This new villa is one of a number to be built around the perfected landscape of the PGA Catalunya championship golf course. A prerequisite was that it would be unseen from the course, yet provide pristine, upper echelon residential accommodation with extraordinary internal and external living spaces.
The brief to the architects of Studio RHE called for modern villas with sustainable ambitions, which would indicate a marked difference from the modernist white boxes already offered on the site.
Say the architects: ‘The initial challenge was the terrain. The site is steeply inclined and located in a forest that we wanted to maintain. We set out to create architecturally modern villas that embrace the landscape and views, but to achieve this while protecting every tree on site and with a direct link to the architectural vernacular and traditions of the area’.
A series of plateau spaces create an elevated reception area overlooking the terrace and infinity pool. The mountains beyond appear to be set among the tree canopy. In synch with a stone wall, the building materials were chosen for their local connections and ability to age with beauty.
On arrival at the front door, the visitor is greeted with a rich view of this seemingly ancient looking stone wall that contrasts with the bold modern form and a dramatic, double height space that is bridged with a private journey to the master bedroom suite.
This owners’ exclusive suite is arranged as a flying structure – part of the house but separated and entirely private – with grandstand views of the scenery and golf course below.

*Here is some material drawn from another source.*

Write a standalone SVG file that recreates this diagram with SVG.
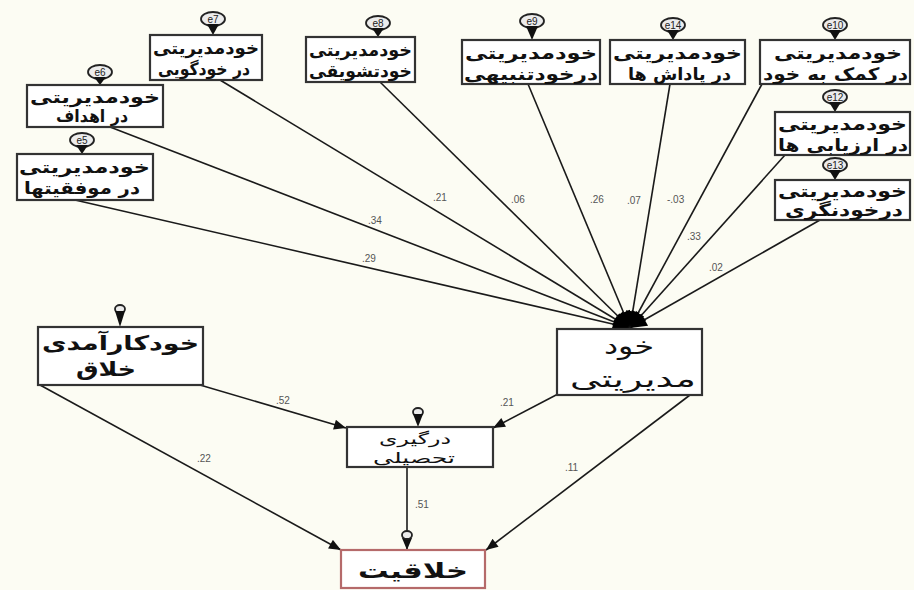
<svg xmlns="http://www.w3.org/2000/svg" width="914" height="590" viewBox="0 0 914 590">
<defs>
<style>
.bx{fill:#ffffff;stroke:#333;stroke-width:2.2}
.bxr{fill:#ffffff;stroke:#b56a6a;stroke-width:2.2}
.t{font-family:"DejaVu Sans",sans-serif;font-size:17px;font-weight:bold;fill:#111;text-anchor:end}
.el{fill:#ececec;stroke:#222;stroke-width:1.8}
.et{font-family:"Liberation Sans",sans-serif;font-size:10px;fill:#222;text-anchor:middle}
.ln{stroke:#1a1a1a;stroke-width:1.6;fill:none}
.lb{font-family:"Liberation Sans",sans-serif;font-size:10px;fill:#555;direction:ltr;unicode-bidi:bidi-override}
.tri{fill:#111}
</style>
<marker id="ar" viewBox="0 0 12 10" refX="12" refY="5" markerWidth="13" markerHeight="10" markerUnits="userSpaceOnUse" orient="auto"><path d="M0,0 L12,5 L0,10 z" fill="#111"/></marker>
<marker id="ab" viewBox="0 0 12 10" refX="12" refY="5" markerWidth="20" markerHeight="14" markerUnits="userSpaceOnUse" orient="auto"><path d="M0,0 L12,5 L0,10 z" fill="#000"/></marker>
</defs>
<rect width="914" height="590" fill="#fcfcf3"/>

<g id="connectors">
<line class="ln" x1="75" y1="200" x2="630" y2="328" marker-end="url(#ab)"/>
<line class="ln" x1="110" y1="127" x2="630" y2="328" marker-end="url(#ab)"/>
<line class="ln" x1="220" y1="80" x2="630" y2="328" marker-end="url(#ab)"/>
<line class="ln" x1="380" y1="82" x2="630" y2="328" marker-end="url(#ab)"/>
<line class="ln" x1="528" y1="84" x2="630" y2="328" marker-end="url(#ab)"/>
<line class="ln" x1="670" y1="84" x2="630" y2="328" marker-end="url(#ab)"/>
<line class="ln" x1="762" y1="84" x2="630" y2="328" marker-end="url(#ab)"/>
<line class="ln" x1="785" y1="155" x2="630" y2="328" marker-end="url(#ab)"/>
<line class="ln" x1="820" y1="220" x2="630" y2="328" marker-end="url(#ab)"/>
<line class="ln" x1="200" y1="385" x2="346" y2="428" marker-end="url(#ar)"/>
<line class="ln" x1="40" y1="385" x2="341" y2="550" marker-end="url(#ar)"/>
<line class="ln" x1="558" y1="394" x2="493" y2="428" marker-end="url(#ar)"/>
<line class="ln" x1="690" y1="395" x2="486" y2="550" marker-end="url(#ar)"/>
<line class="ln" x1="407" y1="467" x2="407" y2="550" marker-end="url(#ar)"/>
<text class="lb" x="362" y="262">.29</text>
<text class="lb" x="368" y="224">.34</text>
<text class="lb" x="433" y="201">.21</text>
<text class="lb" x="511" y="203">.06</text>
<text class="lb" x="590" y="203">.26</text>
<text class="lb" x="627" y="204">.07</text>
<text class="lb" x="667" y="203">-.03</text>
<text class="lb" x="687" y="240">.33</text>
<text class="lb" x="709" y="271">.02</text>
<text class="lb" x="276" y="404">.52</text>
<text class="lb" x="197" y="462">.22</text>
<text class="lb" x="500" y="406">.21</text>
<text class="lb" x="565" y="471">.11</text>
<text class="lb" x="415" y="508">.51</text>
</g>

<g id="n-e5">
<ellipse class="el" cx="82" cy="140" rx="12" ry="7"/><text class="et" x="82" y="144">e5</text>
<polygon class="tri" points="76,145 88,145 82,154"/>
<rect class="bx" x="17" y="154" width="136" height="46"/>
<text class="t" x="150" y="173" textLength="131" lengthAdjust="spacingAndGlyphs">خودمدیریتی</text>
<text class="t" x="140" y="194" textLength="116" lengthAdjust="spacingAndGlyphs">در موفقیتها</text>
</g>
<g id="n-e6">
<ellipse class="el" cx="100" cy="72" rx="12" ry="7"/><text class="et" x="100" y="76">e6</text>
<polygon class="tri" points="94,77 106,77 100,85"/>
<rect class="bx" x="27" y="85" width="136" height="42"/>
<text class="t" x="160" y="103" textLength="130" lengthAdjust="spacingAndGlyphs">خودمدیریتی</text>
<text class="t" x="128" y="122" textLength="72" lengthAdjust="spacingAndGlyphs">در اهداف</text>
</g>
<g id="n-e7">
<ellipse class="el" cx="213" cy="19" rx="12" ry="7"/><text class="et" x="213" y="23">e7</text>
<polygon class="tri" points="207,24 219,24 213,35"/>
<rect class="bx" x="150" y="35" width="112" height="45"/>
<text class="t" x="259" y="54" textLength="106" lengthAdjust="spacingAndGlyphs">خودمدیریتی</text>
<text class="t" x="250" y="75" textLength="92" lengthAdjust="spacingAndGlyphs">در خودگویی</text>
</g>
<g id="n-e8">
<ellipse class="el" cx="378" cy="23" rx="12" ry="7"/><text class="et" x="378" y="27">e8</text>
<polygon class="tri" points="372,28 384,28 378,37"/>
<rect class="bx" x="306" y="37" width="109" height="45"/>
<text class="t" x="412" y="56" textLength="103" lengthAdjust="spacingAndGlyphs">خودمدیریتی</text>
<text class="t" x="412" y="77" textLength="103" lengthAdjust="spacingAndGlyphs">خودتشویقی</text>
</g>
<g id="n-e9">
<ellipse class="el" cx="532" cy="21" rx="12" ry="7"/><text class="et" x="532" y="25">e9</text>
<polygon class="tri" points="526,26 538,26 532,40"/>
<rect class="bx" x="462" y="40" width="138" height="44"/>
<text class="t" x="597" y="59" textLength="132" lengthAdjust="spacingAndGlyphs">خودمدیریتی</text>
<text class="t" x="598" y="80" textLength="134" lengthAdjust="spacingAndGlyphs">درخودتنبیهی</text>
</g>
<g id="n-e14">
<ellipse class="el" cx="673" cy="25" rx="12" ry="7"/><text class="et" x="673" y="29">e14</text>
<polygon class="tri" points="667,30 679,30 673,40"/>
<rect class="bx" x="610" y="40" width="135" height="44"/>
<text class="t" x="742" y="59" textLength="129" lengthAdjust="spacingAndGlyphs">خودمدیریتی</text>
<text class="t" x="731" y="80" textLength="103" lengthAdjust="spacingAndGlyphs">در پاداش ها</text>
</g>
<g id="n-e10">
<ellipse class="el" cx="835" cy="25" rx="12" ry="7"/><text class="et" x="835" y="29">e10</text>
<polygon class="tri" points="829,30 841,30 835,40"/>
<rect class="bx" x="760" y="40" width="150" height="44"/>
<text class="t" x="902" y="59" textLength="128" lengthAdjust="spacingAndGlyphs">خودمدیریتی</text>
<text class="t" x="908" y="80" textLength="145" lengthAdjust="spacingAndGlyphs">در کمک به خود</text>
</g>
<g id="n-e12">
<ellipse class="el" cx="835" cy="97" rx="12" ry="7"/><text class="et" x="835" y="101">e12</text>
<polygon class="tri" points="829,102 841,102 835,112"/>
<rect class="bx" x="775" y="112" width="135" height="43"/>
<text class="t" x="907" y="130" textLength="129" lengthAdjust="spacingAndGlyphs">خودمدیریتی</text>
<text class="t" x="908" y="151" textLength="130" lengthAdjust="spacingAndGlyphs">در ارزیابی ها</text>
</g>
<g id="n-e13">
<ellipse class="el" cx="835" cy="165" rx="12" ry="7"/><text class="et" x="835" y="169">e13</text>
<polygon class="tri" points="829,170 841,170 835,180"/>
<rect class="bx" x="775" y="180" width="135" height="40"/>
<text class="t" x="907" y="197" textLength="129" lengthAdjust="spacingAndGlyphs">خودمدیریتی</text>
<text class="t" x="903" y="216" textLength="118" lengthAdjust="spacingAndGlyphs">درخودنگری</text>
</g>

<g id="n-selfmgmt">
<rect class="bx" x="557" y="329" width="145" height="66"/>
<text class="t" style="font-size:23px;font-weight:normal" x="654" y="354" textLength="50" lengthAdjust="spacingAndGlyphs">خود</text>
<text class="t" style="font-size:23px;font-weight:normal" x="696" y="387" textLength="126" lengthAdjust="spacingAndGlyphs">مدیریتی</text>
</g>
<g id="n-efficacy">
<ellipse class="el" cx="120" cy="309" rx="5" ry="4"/>
<polygon class="tri" points="115,311 125,311 120,327"/>
<rect class="bx" x="38" y="327" width="165" height="58"/>
<text class="t" style="font-size:20px" x="199" y="350" textLength="157" lengthAdjust="spacingAndGlyphs">خودکارآمدی</text>
<text class="t" style="font-size:20px" x="136" y="376" textLength="60" lengthAdjust="spacingAndGlyphs">خلاق</text>
</g>
<g id="n-engagement">
<ellipse class="el" cx="418" cy="412" rx="5" ry="4"/>
<polygon class="tri" points="413,414 423,414 418,427"/>
<rect class="bx" x="347" y="427" width="146" height="40"/>
<text class="t" style="font-size:15px;font-weight:normal" x="451" y="444" textLength="72" lengthAdjust="spacingAndGlyphs">درگیری</text>
<text class="t" style="font-size:15px;font-weight:normal" x="455" y="463" textLength="82" lengthAdjust="spacingAndGlyphs">تحصیلی</text>
</g>
<g id="n-creativity">
<ellipse class="el" cx="407" cy="535" rx="5" ry="4"/>
<rect class="bxr" x="341" y="550" width="144" height="38"/>
<text class="t" style="font-size:21px" x="468" y="578" textLength="110" lengthAdjust="spacingAndGlyphs">خلاقیت</text>
</g>
</svg>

The arrival sequence is part of the richly choreographed experiences that can be unveiled for guests or left as secure and private for the residents only.
With very strong sustainable design credentials the house uses deep overhangs for shade, high thermal mass walls with heavily insulated enclosures and carefully designed natural ventilation for cooling the interior. Warmth is maintained by high performance double glazing capturing low winter sunshine, plus open fireplaces, solar panels and underfloor heating.
Rainwater is collected, and grey water recirculated for reuse wherever possible, low-energy lighting and appliances were installed.
This villa is designed to be a part of the landscape and to create a special relationship with its spectacular surroundings. Say the architects: ‘We wanted to maximise the potential enjoyment of this unique location.’